Vlan fermez le ban. Miss Guggenheim pensait exercer la seule tyrannie
qui a résisté à tous les régimes politiques,
celle de la séductrice armée de sa faiblesse et du reste,
sur le mâle sûr de lui.
Et pourtant, malgré
Picasso, la robe rouge exerce sa fascination. Lorsque Sophia Loren descend
l'escalier, dans un nanar dont j'ai tout oublié y compris le titre,
sauf elle, j'avais douze ans, j'ai reculé devant cette vision et
cette perspective non euclidienne, comme lorsque enfant nous était
tendue une cuillerée d'huile de foie de morue. Sa vision ne s'avale
pas sans un hoquet et du coup on retarde le moment d'en parler. Dans le
cas précis, le hoquet étant tenace et prolongé, j'arrête
là mon propos sur Sophia Loren. C'est le même sentiment honteux
de l'enfant d'une grande famille a qui Edwarda demande, non sans perversité,
en refaisant le lit, si on se branle. Prononcer un seul mot, fut-il nnnnon
c'est accepter de sortir de cette fascination dans laquelle on se délecte.
La robe rouge nous
subjugue parce qu'elle est l'ultime de la femme, l'apothéose de
celles qui souhaitent exercer un pouvoir hypnotique sur les hommes. Toutes
celles qui cultivent l'art de persister dans l'erreur, le vice, la solitude
et le maquillage. N'importe quel psychanalyste, ou mieux, barman avisé
vous expliquerait que l'exercice d'un tel pouvoir n'a pour but que de
sauver leur jeunesse , la seule chose qui vaille pour elles, et elles
sont prêtes tout pour ça, sauf à devenir respectable.
La respectabilité serait un pire qui serait sûr. Peut-on
le leur reprocher ? Oui bien sûr, elles sont pareilles à
Flaubert qui n'aurait survécu à une faute d'impression.

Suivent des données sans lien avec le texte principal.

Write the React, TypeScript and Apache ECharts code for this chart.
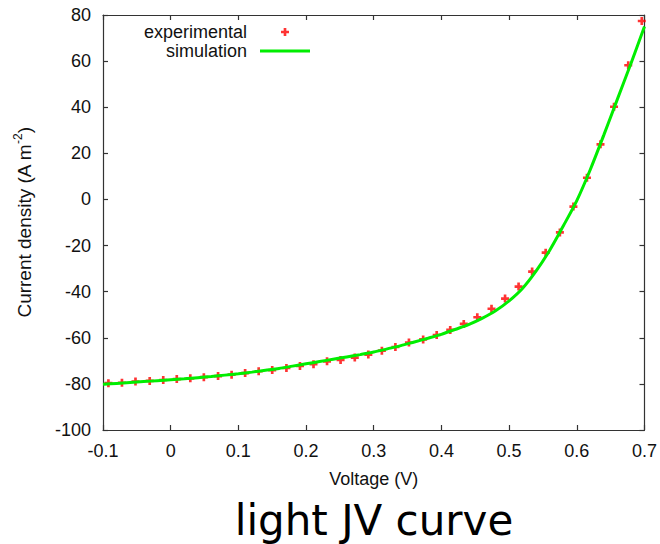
import React, { useEffect, useRef } from "react";
import * as echarts from "echarts";

const expVoltage = [
  -0.092, -0.072, -0.052, -0.031, -0.011, 0.009, 0.029, 0.049, 0.07, 0.09,
  0.11, 0.13, 0.15, 0.171, 0.191, 0.211, 0.231, 0.251, 0.272, 0.292,
  0.312, 0.332, 0.352, 0.373, 0.393, 0.413, 0.433, 0.453, 0.474, 0.494,
  0.514, 0.534, 0.554, 0.575, 0.595, 0.615, 0.635, 0.655, 0.676, 0.696,
];
const expCurrent = [
  -79.7, -79.5, -79.0, -78.7, -78.3, -77.9, -77.6, -77.1, -76.6, -76.0,
  -75.3, -74.5, -74.0, -73.1, -72.2, -71.5, -70.2, -69.6, -68.6, -67.3,
  -65.6, -64.0, -62.1, -60.7, -58.8, -56.6, -54.0, -51.1, -47.4, -43.0,
  -37.8, -31.3, -23.1, -14.3, -3.1, 9.4, 23.9, 40.2, 58.2, 77.4,
];
const simVoltage = [
  -0.1, -0.08, -0.06, -0.04, -0.02, 0.0, 0.02, 0.04, 0.06, 0.08,
  0.1, 0.12, 0.14, 0.16, 0.18, 0.2, 0.22, 0.24, 0.26, 0.28,
  0.3, 0.32, 0.34, 0.36, 0.38, 0.4, 0.42, 0.44, 0.46, 0.48,
  0.5, 0.52, 0.54, 0.56, 0.58, 0.6, 0.62, 0.64, 0.66, 0.68, 0.7,
];
const simCurrent = [
  -80.2, -79.8, -79.4, -79.0, -78.6, -78.2, -77.8, -77.3, -76.8, -76.2,
  -75.6, -74.9, -74.1, -73.3, -72.3, -71.3, -70.3, -69.3, -68.3, -67.3,
  -66.2, -64.8, -63.4, -61.8, -60.2, -58.5, -56.4, -54.3, -51.6, -48.3,
  -44.0, -38.5, -31.0, -22.0, -11.5, -0.5, 13.0, 28.0, 43.5, 59.0, 75.0,
];

const seriesNames = ["experimental", "simulation"];
const xAxisTitle = "Voltage (V)";
const yAxisTitleMain = "Current density (A m";
const yAxisTitleSup = "-2";
const chartTitle = "light JV curve";

const X_MIN = -0.1;
const X_MAX = 0.7;
const X_STEP = 0.1;
const Y_MIN = -100;
const Y_MAX = 80;
const Y_STEP = 20;

const PLUS = "path://M3,0H6V3H9V6H6V9H3V6H0V3H3Z";

const FONT = "'Liberation Sans', Arial, sans-serif";
const AXIS_COLOR = "#333333";
const GREEN = "#00ee00";
const RED = "#ff0000";

export default function App() {
  const ref = useRef<HTMLDivElement>(null);

  useEffect(() => {
    document.body.style.margin = "0";
    if (!ref.current) return;
    const chart = echarts.init(ref.current, undefined, { renderer: "svg" });

    const expData = expVoltage.map((v, i) => [v, expCurrent[i]]);
    const simData = simVoltage.map((v, i) => [v, simCurrent[i]]);

    const axisLine = {
      show: true,
      onZero: false,
      lineStyle: { color: AXIS_COLOR, width: 1.2 },
    };
    const axisTick = {
      show: true,
      inside: true,
      length: 5,
      lineStyle: { color: AXIS_COLOR, width: 1.2 },
    };
    const tickLabel = { color: "#111", fontSize: 18, fontFamily: FONT, margin: 12 };

    const legendText = {
      color: "#111",
      fontSize: 18,
      fontFamily: FONT,
      rich: {
        t: { color: "#111", fontSize: 18, fontFamily: FONT, padding: [0, 8, 0, 0] },
      },
    };

    chart.setOption({
      animation: false,
      backgroundColor: "#ffffff",
      grid: { left: 103, right: 10, top: 15, bottom: 114, containLabel: false },
      legend: [
        {
          data: [{ name: seriesNames[0], icon: PLUS }],
          right: 371,
          top: 23,
          orient: "vertical",
          align: "right",
          itemWidth: 50,
          itemHeight: 8,
          padding: 0,
          formatter: "{t|{name}}",
          textStyle: legendText,
          selectedMode: false,
        },
        {
          data: [{ name: seriesNames[1], icon: "rect" }],
          right: 350,
          top: 42,
          orient: "vertical",
          align: "right",
          itemWidth: 50,
          itemHeight: 3,
          padding: 0,
          formatter: "{t|{name}}",
          textStyle: legendText,
          selectedMode: false,
        },
      ],
      xAxis: [
        {
          type: "value",
          min: X_MIN,
          max: X_MAX,
          interval: X_STEP,
          position: "bottom",
          name: xAxisTitle,
          nameLocation: "middle",
          nameGap: 40,
          nameTextStyle: { color: "#111", fontSize: 18, fontFamily: FONT },
          axisLine,
          axisTick,
          axisLabel: tickLabel,
          splitLine: { show: false },
        },
        {
          type: "value",
          min: X_MIN,
          max: X_MAX,
          interval: X_STEP,
          position: "top",
          axisLine,
          axisTick,
          axisLabel: { show: false },
          splitLine: { show: false },
        },
      ],
      yAxis: [
        {
          type: "value",
          min: Y_MIN,
          max: Y_MAX,
          interval: Y_STEP,
          position: "left",
          name: `{a|${yAxisTitleMain}}{s|${yAxisTitleSup}}{a|)}`,
          nameLocation: "middle",
          nameGap: 67,
          nameTextStyle: {
            color: "#111",
            fontSize: 19,
            fontFamily: FONT,
            rich: {
              a: { color: "#111", fontSize: 19, fontFamily: FONT, lineHeight: 24 },
              s: {
                color: "#111",
                fontSize: 12,
                fontFamily: FONT,
                lineHeight: 12,
                verticalAlign: "top",
              },
            },
          },
          axisLine,
          axisTick,
          axisLabel: tickLabel,
          splitLine: { show: false },
        },
        {
          type: "value",
          min: Y_MIN,
          max: Y_MAX,
          interval: Y_STEP,
          position: "right",
          axisLine,
          axisTick,
          axisLabel: { show: false },
          splitLine: { show: false },
        },
      ],
      graphic: [
        {
          type: "text",
          x: 374,
          y: 520,
          style: {
            text: chartTitle,
            textAlign: "center",
            textVerticalAlign: "middle",
            font: "42px 'DejaVu Sans'",
            fill: "#000",
          },
        },
      ],
      series: [
        {
          name: seriesNames[0],
          type: "scatter",
          data: expData,
          symbol: PLUS,
          symbolSize: 8,
          symbolKeepAspect: true,
          itemStyle: { color: RED },
          z: 2,
        },
        {
          name: seriesNames[1],
          type: "line",
          data: simData,
          smooth: 0.3,
          showSymbol: false,
          symbol: "none",
          lineStyle: { color: GREEN, width: 3 },
          itemStyle: { color: GREEN },
          z: 3,
        },
      ],
    });

    return () => chart.dispose();
  }, []);

  return <div ref={ref} style={{ width: 660, height: 544 }} />;
}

L'impression, elles en savent, et le pouvoir et le danger. Sans trop dater
la chose, elles n'ignorent pas que Messaline fut dans ce domaine une femme
très en avance sur son temps, et sans connaître ses méthodes
, elles les perpétuent à l'instinct. Après tout,
elles sont persuadées qu'une nymphomane est une fashion victim
qui vole dans les magasins , c'est l'approximation fatale mais voulue
de la femme fatale.
Plus simplement,
pour piger la fascination qu'elles exercent, il convient de penser leur
contraire. Alfred Hitchcock s'y est employé. Le plus mauvais cinéaste
de l'histoire d'Hollywood n'a pas une seule femme en robe dans ses films
, il les utilise en tailleur, de ce point de vue, et en toute bonne foi,
il n'y a aucun suspense dans les films d'Hitchcock. Il est pourtant évident
que la femme en robe rouge oppose son opacité rigide à la
femme en tailleur supposée plus mystérieuse, compliquée
à souhait, plongée dans un quotidien complexe. L'inaccessibilité
de la femme en robe rouge suggère à contrario un monde peuplé
de femmes tordues, ténébreuses, rouleuses dans la farine,
dont les atouts tournent et mordent. La femme en tailleur ne prend pas
de risques, elle refuse ce statut de souveraineté irresponsable,
de papillon habité par la nuit : elle peut vivre dans la lumière
naturelle. Hitchcock n'a vraiment jamais rien compris. Il perpétue
son ego qui brille plus que le phare d'Ouessant sans oser ouvrir la fenêtre
qui donne sur le crime, la trahison, la lâcheté qu'une femme
en robe rouge incarne et assure. Dashiel Hammet savait, lui. Hitchcock
est incapable de percevoir ce qu'Hemingway ressentait devant sa nouvelle
conquête "
La volupté d'un éclat sorti
de l'ombre
", ce qui reste la plus belle définition
de Nico.
Un autre exemple
pour ceux qui persistent dans leur fanatisme fondamentaliste pro-Hitchcock
: John Casavettes, l'homme qui savait filmer les femmes à commencer
par la sienne, Gena Rowlands. Dans Gloria, il la fait courir en robe dans
tout New York. Pour accentuer sa féminité, il lui apprend
pendant trois semaines à courir comme un mec, lui fait casser un
talon de sa chaussure pour la faire boiter, lui fait coudre à même
la peau une robe sur mesure : elle est sublime. Résultat, vous
n'avez plus rien à dire. " On ne dira jamais assez le talent
de John et d'Ungaro sur ce coup là
" précise
Gena Rowlands à côté de qui les élans d'Eva
Marie Saint dans La Mort aux Trousses ont déjà le jauni
d'un quotidien de l'année passée. Le mouvement et l'allure
de Gena Rowlands, il n'y a guère que Nimier ou Blondin pour manier
les symboles avec une telle légèreté. Gloria esquive
les défis de la raison, le bon aloi, l'évidence du danger,
le malaise. C'est de l' art à l'état brut et pur. Au sortir
de cette vision, on éprouve quelques soulagements à pencher
sur l'autre versant, celui de la réalité. Dans le cas précis,
il prend la forme de la doublure soyeuse de l'étoffe de sa robe.
On en restera là.
Précision : Hemingway
s'attribuait des buffles, des lions, des espadons, des allemands, des
éléphants, des femmes et Nico. Ce qui est sûr est
qu'il a libéré la cave du Ritz en 44.